There will be many efforts around the country this Veterans' Day to recognize veterans' service to the nation. I read that someone is offering veterans free car washes today. I suspect there will be other similar gestures. None of them, however, will provide veterans what they need and what they deserve. Too often they are out of sight and out of mind.
During the recent mid-term elections, we were overwhelmed with slogans, ads, and commentary about the economy, the deficit, health care, taxes and unemployment. These issues were important, but where was the concern about the wars in Iraq and Afghanistan, about our military fighting there, and the poor medical and psychological treatment they receive when they return home? Did the voters and politicians even care?
Bob Herbert in the New York Times wrote recently of the tragic death of Sgt. First Class Lance Vogeler. He was "a 29-year-old who was killed a few weeks ago while serving in the Army in his 12th combat tour. That's right, his 12th : four in Iraq and eight in Afghanistan. Twelve tours may be unusual, but multiple tours : three, four, five : are absolutely normal - we don't have enough volunteers to fight these endless wars." Why would anyone allow Vogeler to return for the twelfth time? Because drastic shortages in our volunteer military made it necessary. Lance leaves two children and a pregnant wife behind.

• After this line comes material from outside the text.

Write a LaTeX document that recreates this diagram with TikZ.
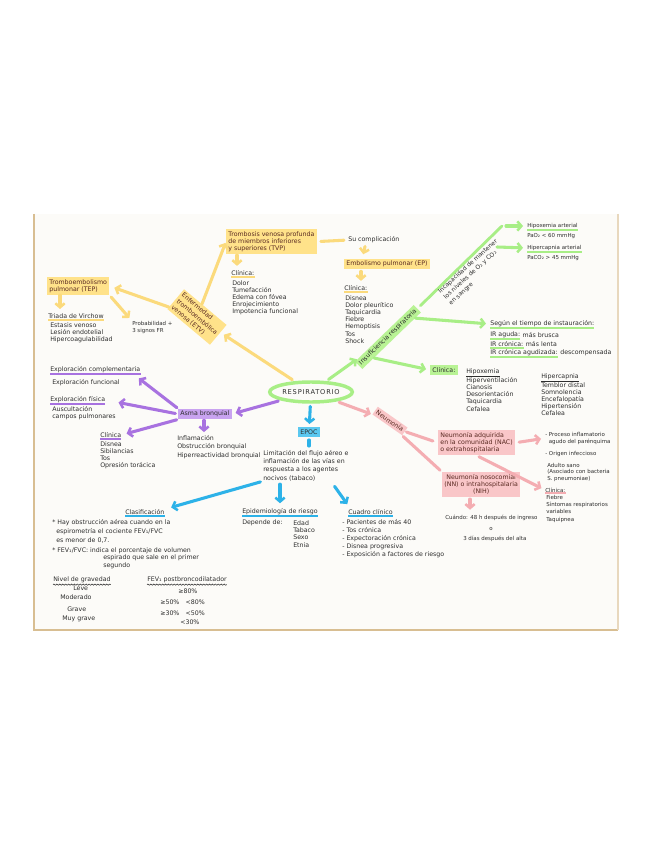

A return to "a draft" would be almost universally unpopular, but the all-volunteer military is over-burdened, over-taxed and breaking down. There have been some discussion and legislative attempts that would conscript young men and women for a few years into either military OR civilian government service. So far, however, these attempts have been unsuccessful. That kind of legislation could provide financial incentives for direct military service, but also provisions for conscientious objection, and service in such organizations as the Peace Corps or AmeriCorps.
Such legislation could give us a more representative military. The present all-voluntary force has a disproportionate number of minorities and recruits from limited economic backgrounds. Moreover, service in groups such as the Peace Corps would improve the international image and impact of the United States by providing poor countries help in basic health care and for business development. A non-volunteer military would also build political pressure on the government to conclude its wars expeditiously. Most would agree that the wars in Iraq and Afghanistan have gone on too long.
General Sherman told us, "War is hell." Even graphic war films like "Saving Private Ryan" can't convey what it's like. Because, thank God, they can't duplicate what it is like to be surrounded by the putrid stench of bloated and decaying bodies. It IS living hell - and our current wars are taking their toll on our all-volunteer military. George Bernard Shaw warned us, "Nations are like bees; they cannot kill except at the cost of their own lives." And it's the lives of our veterans that are most at risk -- not only in combat but after they return home.
We have to do more for our veterans when they return. Aaron Glantz has just published a book "The War Comes Home: Washington's Battle against America's Veterans." The book systematically documents the government's neglect of veterans returning home from Iraq and Afghanistan. Glantz, who reported from Iraq during the first years of the war, interviewed more than one hundred recent war veterans and their difficulties reintegrating into ordinary society. The book forces us to consider how America treats its veterans. The book asks, "what kind of nation deifies its soldiers and then casts them off as damaged goods?" As wounded veteran and former US Senator Max Cleland said on the book jacket, this "is a must-read for anyone who want to make the phrase, 'Support the Troops' more than a slogan."
Glantz writes elsewhere, "The high suicide rate among veterans has already emerged as a major issue for the military and the families and loved ones of military personnel." He sees the suicides of Iraq and Afghan veterans as a part of a larger, hidden trend. These vets, he argues, "have died not just as a result of suicide, but also because of vehicle accidents, motorcycle crashes, drug overdoes or other causes after being discharged from the military." The Veterans Administration has failed these men and women. It is under funded and ill-equipped to deal with Post-Traumatic Stress Disorder. (An anxiety disorder that can develop after exposure to terrifying ordeals in which a person has faced grave physical harm.) The VA, moreover, should be offering help not only to the veterans, but also to their families where spouse abuse and broken marriages are not uncommon.
Some might argue that these honest discussions about the government's mistreatment of veterans will undermine the military's chances of "winning" the war in Afghanistan, but as the first Congresswoman Jeannette Rankin warned, "You can no more win a war than you can win an earthquake." The Generals and super-patriots can spin it whatever way they want, but we will never succeed in Afghanistan. Alexander the Great couldn't, neither could the British or the Russians -- and neither will the United States.
On this Veteran's Day, however, back to our veterans and their families for whom the wars never end. We must do more for them. They deserve much better from us than patriotic rhetoric or simplistic bumper stickers.